Victoriya döneminde kadınlar ve erkekler arasındaki en önemli iletişim biçimlerinden biri de yelpazelerdi. Yelpazeleriyle kadınlar 50 ayrı mesajı büyük bir nezaketle iletebiliyordu. Bumesajlardan bazıları şöyle: Yelpazenin sol elle açılması “Yanıma gelip benimle konuşabilirsin”, yelpazeyi yavaş hareketlerle kullanmak “evliyim”, hızlı kullanmak “nişanlıyım”, yelpazenin sadece açılıp kapanması “çok acımasızsın” anlamına geliyordu. Bu mesajların en güzeli ise seni seviyorum demekti. 19. yüzyılda yaşayan bir kadın, flörtüne seni seviyorum demek istiyorsa yelpazenin arkasına gizlenir, sadece gözlerini gösterirdi. Dönemin moda evleri ise bu durumu çabuk fark etti. Neredeyse her moda evi renk renk yelpazeler üretiyor ve bu yelpazelerin yanında bir broşür veriyordu. Broşürde ise yelpaze dili hakkında bilgiler bulunuyordu.
Yelpazelerin yanında mendiller de iletişim aracı olarak kullanılıyordu. Henry J. Wehman’ın 1890 yılında The Mystery of Love, Courtship and Marriage Explained ismiyle yayınlanan muhteşem kitabında, mendil flörtçüleri için basit tüyolar bulunuyordu. Bu kitaptaki bilgilere göre, bir kadın hoşlandığı bir beyle iletişim kurmak istiyorsa mendili dudakların üzerinde tutuyordu. Mendilin iki elle topak haline getirilmesi “kayıtsızlık”, yere bırakılması “seni seviyorum”, sol elde döndürülmesi ise “seninle görüşmek istemiyorum” anlamlarına geliyordu.

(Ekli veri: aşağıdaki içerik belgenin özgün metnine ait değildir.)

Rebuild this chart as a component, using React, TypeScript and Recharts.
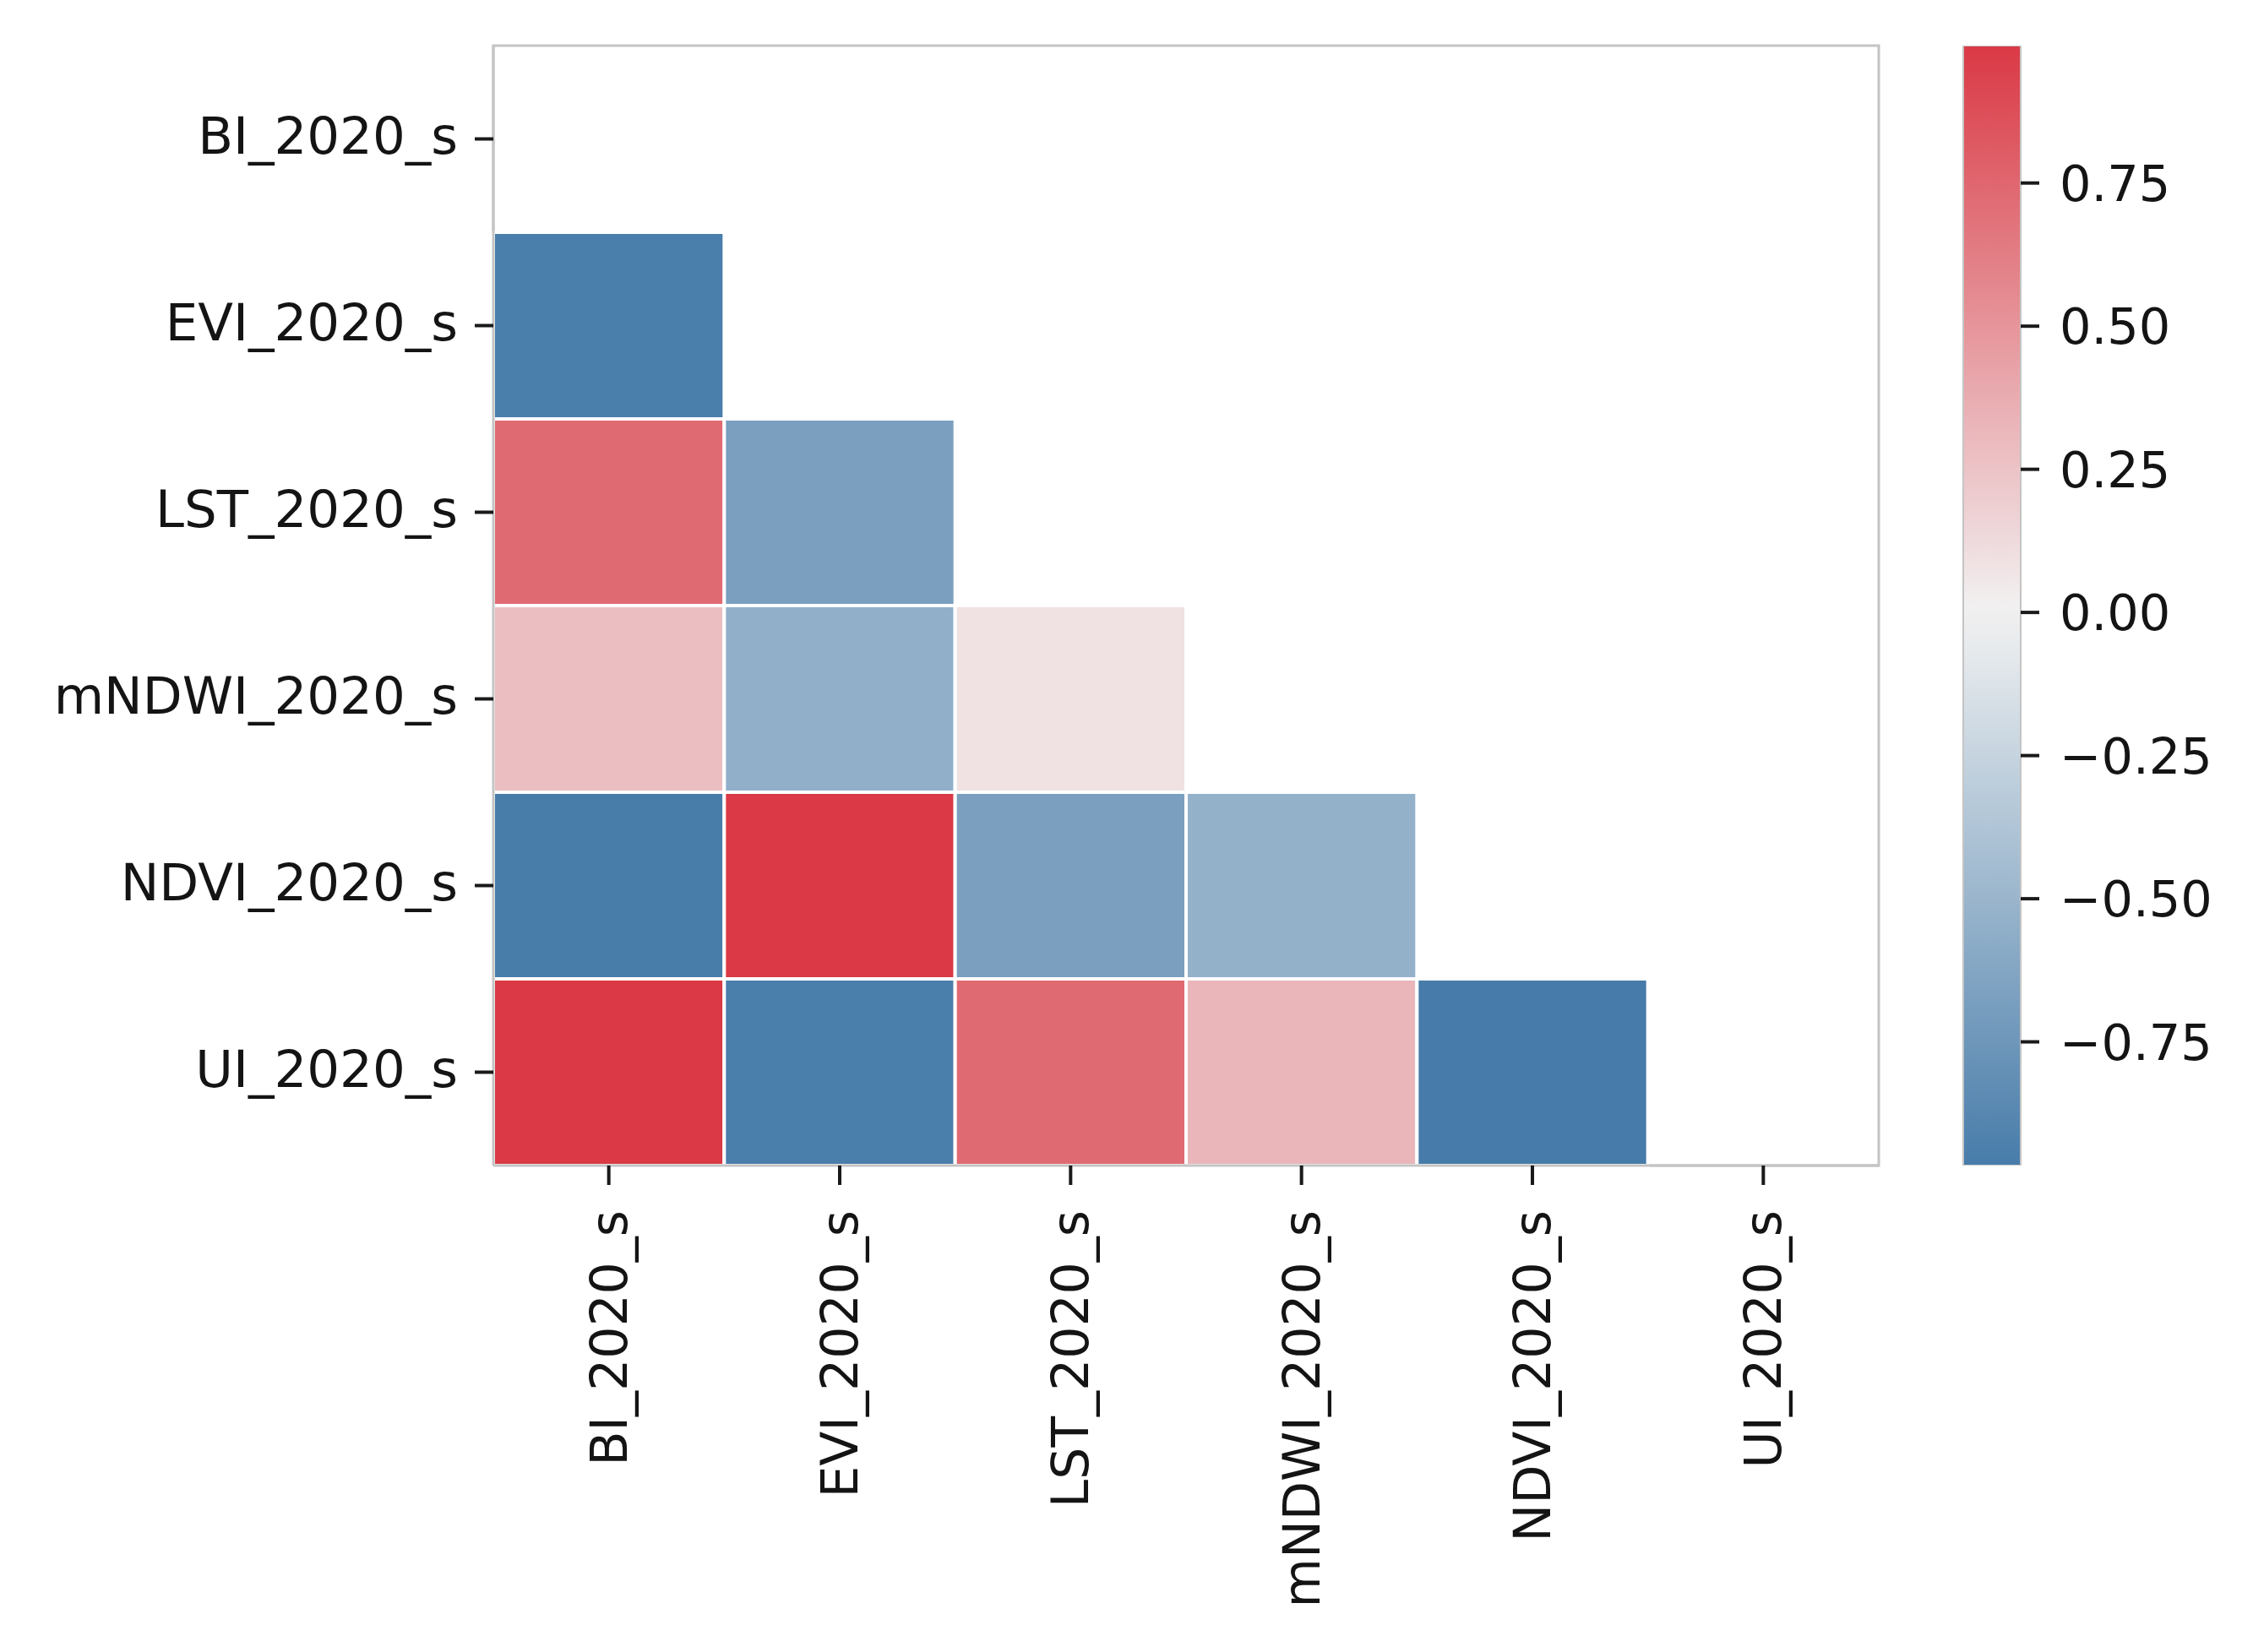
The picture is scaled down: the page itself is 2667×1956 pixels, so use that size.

Günümüzde dahi çiçekler ve romantizm arasında önlemez bir bağ olduğunu herkes biliyor. Tüm özel günlerde erkekler sevdiklerine çiçek alarak romantizmin en temel kuralını yerine getiriyorlar. ktorya döneminden yayınlanan The Etiquette of Flowers isimli kitapta, kurdele renklerinin ve çiçek türlerinin ne anlama geldiği ayrıntılı bir şekilde açıklanıyordu. Bu kitabın yayınlanmasından sonra çiftler farklı çiçeklerle iletişim kurmaya başladı. Aslında çiçeklerin kodları geleneksel İngiliz folklorundan türetilmişti. Ancak dönemin romantik yazarları, İngiliz halkına çiçeklerin dilinden bahsederken yeni anlamlar icat ederek flörtleşmenin harika bir yolunu buldu.

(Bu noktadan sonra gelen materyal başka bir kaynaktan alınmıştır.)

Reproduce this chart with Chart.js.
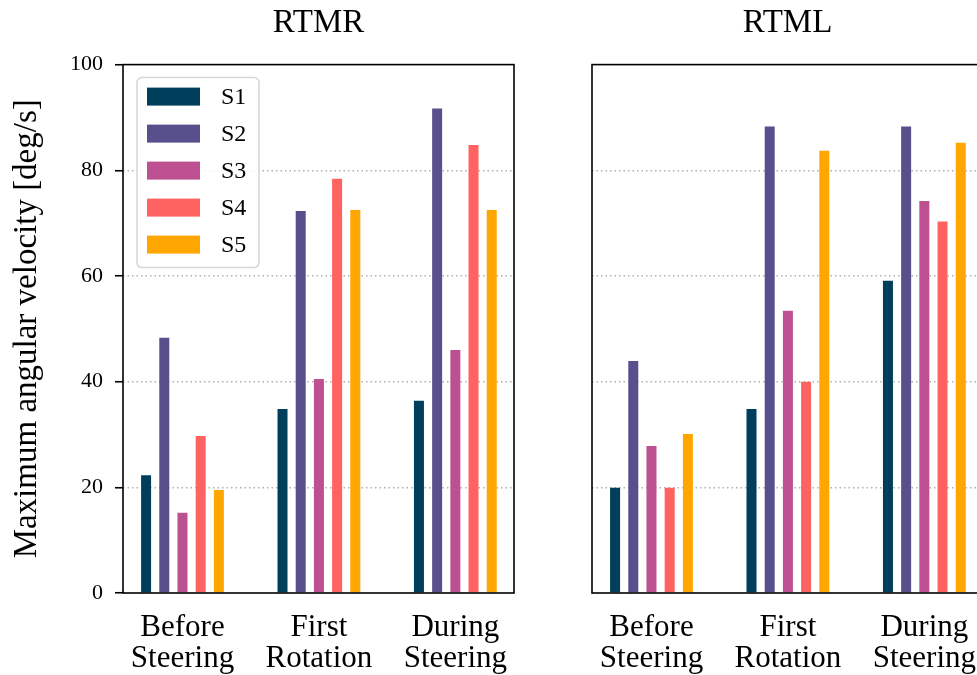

Tanışma kartları olarak da isimlendirilen aşk kartları 19. yy’da oldukça popülerdi. Victoriya dönemindeki gençler bu yöntemi genellikle aile büyüklerine yakalanmamak için tercih ederdi. Örneğin bir erkek hoşlandığı kadına beni seviyor musun diye sormak istiyorsa bir karta sadece cümlelerin baş harfleri yazar ve flörtüne uzatırdı. Kadın notu okuduktan sonra kartı sağ eline alırsa “sevmiyorum” sol eline alırsa “evet, seviyorum” anlamına gelirdi.